Les Feuillets d'Hypnos (1943-1944) sont l'oeuvre d'un poète devenu chef
de maquis. S'ils ne présentent ni portrait héroïsant des combattants, ni
tableau sanglant d'une France agonisante, ils sont pourtant plus que le reflet
circonstancié d'un épisode historique. Le lecteur est saisi d'une réelle émotion,
et l'expérience résistante ainsi que les visages des maquisards transparaissent
dans une fragile nudité. Sans jamais l'expliquer, les Feuillets nous disent qu'il
ne s'agit pas d'être résistant mais de faire de la résistance. Il n'y a pas de
personnage à construire, posture vide qui serait une imposture, mais bien
plutôt des actions à mener et tout un faire qui engage à la fois l'homme
digne et le poète en l'homme. Si le faire prend la première place, c'est parce
que l'être a perdu ses prérogatives. La confrontation presque quotidienne au
spectacle de la mort a considérablement réduit le territoire d'expression de
la vie. Le nouveau mal progresse ainsi au coeur des hommes, les annihilant
de l'intérieur. Or, quand l'être se trouve relégué, seul le faire peut offrir des
moyens de retrouver une place dans le monde.

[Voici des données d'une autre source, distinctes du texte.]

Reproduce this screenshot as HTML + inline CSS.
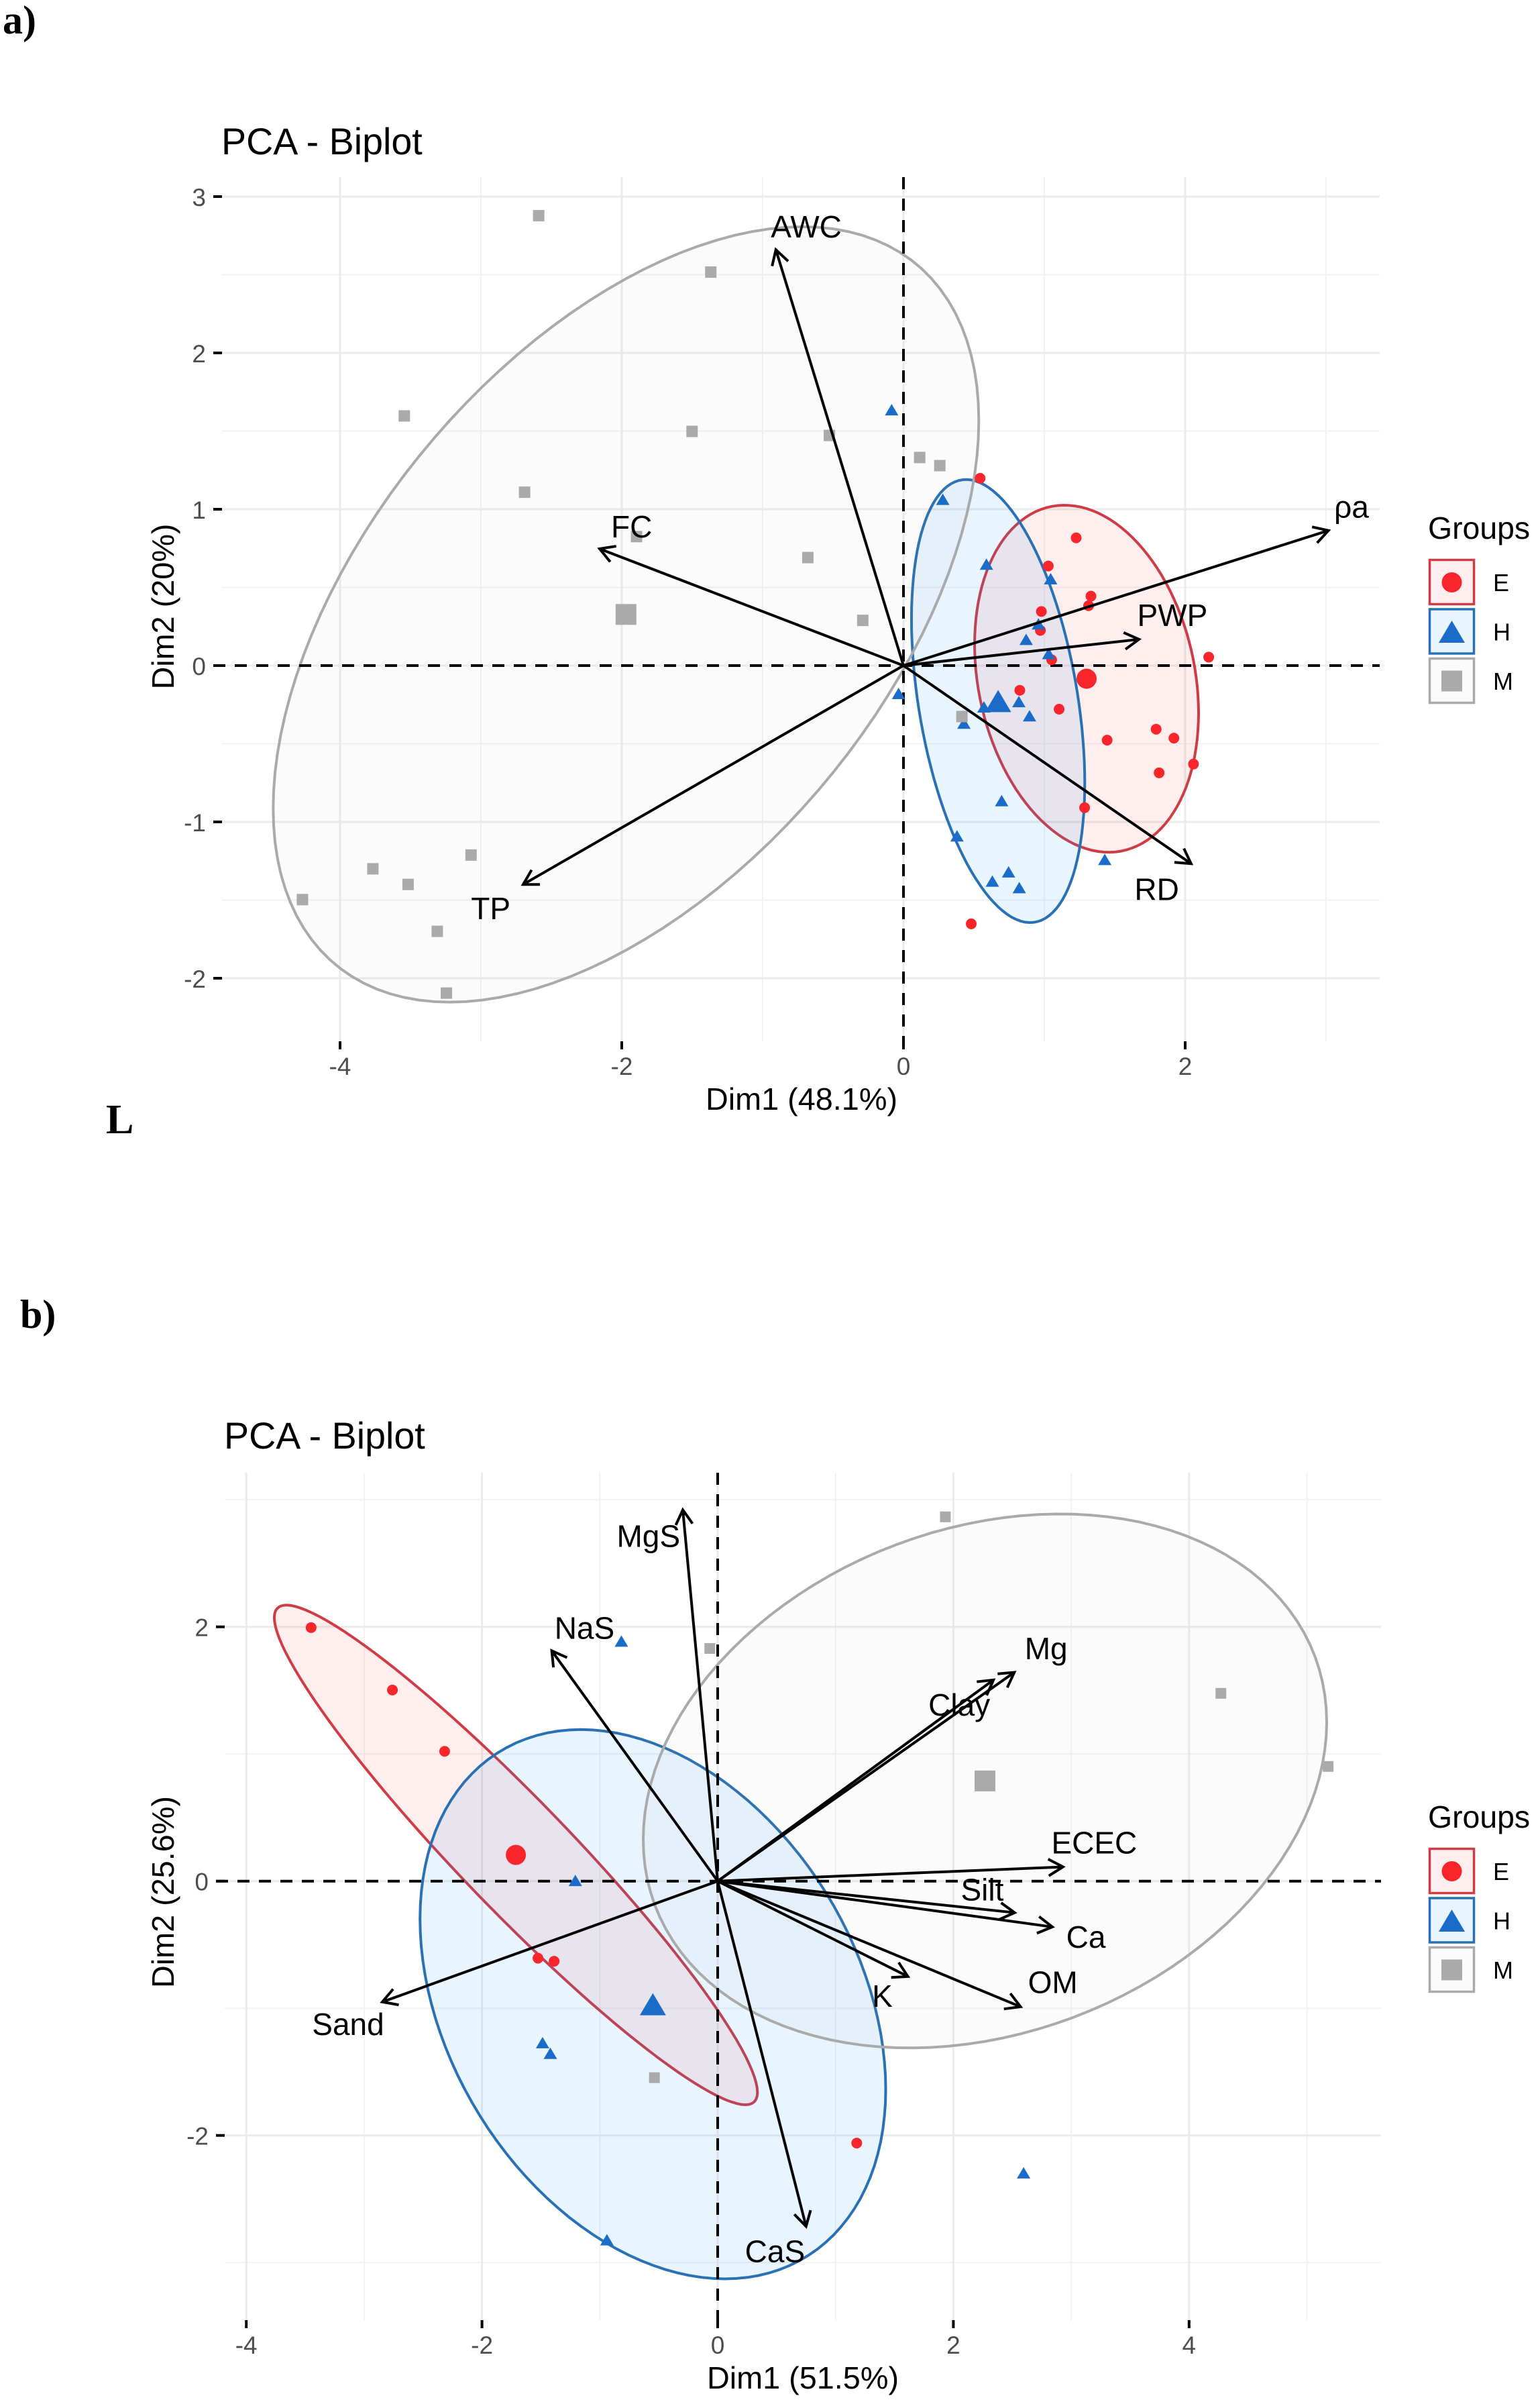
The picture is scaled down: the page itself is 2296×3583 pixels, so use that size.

Cette subordination de l'être au faire ne va pas de soi. Elle joue contre le
mouvement naturel de la langue, et plus encore de la logique, qui veulent
l'inverse : il faut être pour avoir, avoir pour pouvoir, pouvoir pour faire. L'oeuvre
résistante nous apprend le contraire : il faut faire pour être, parce que le mal
s'efforce de supprimer l'humanité en l'homme.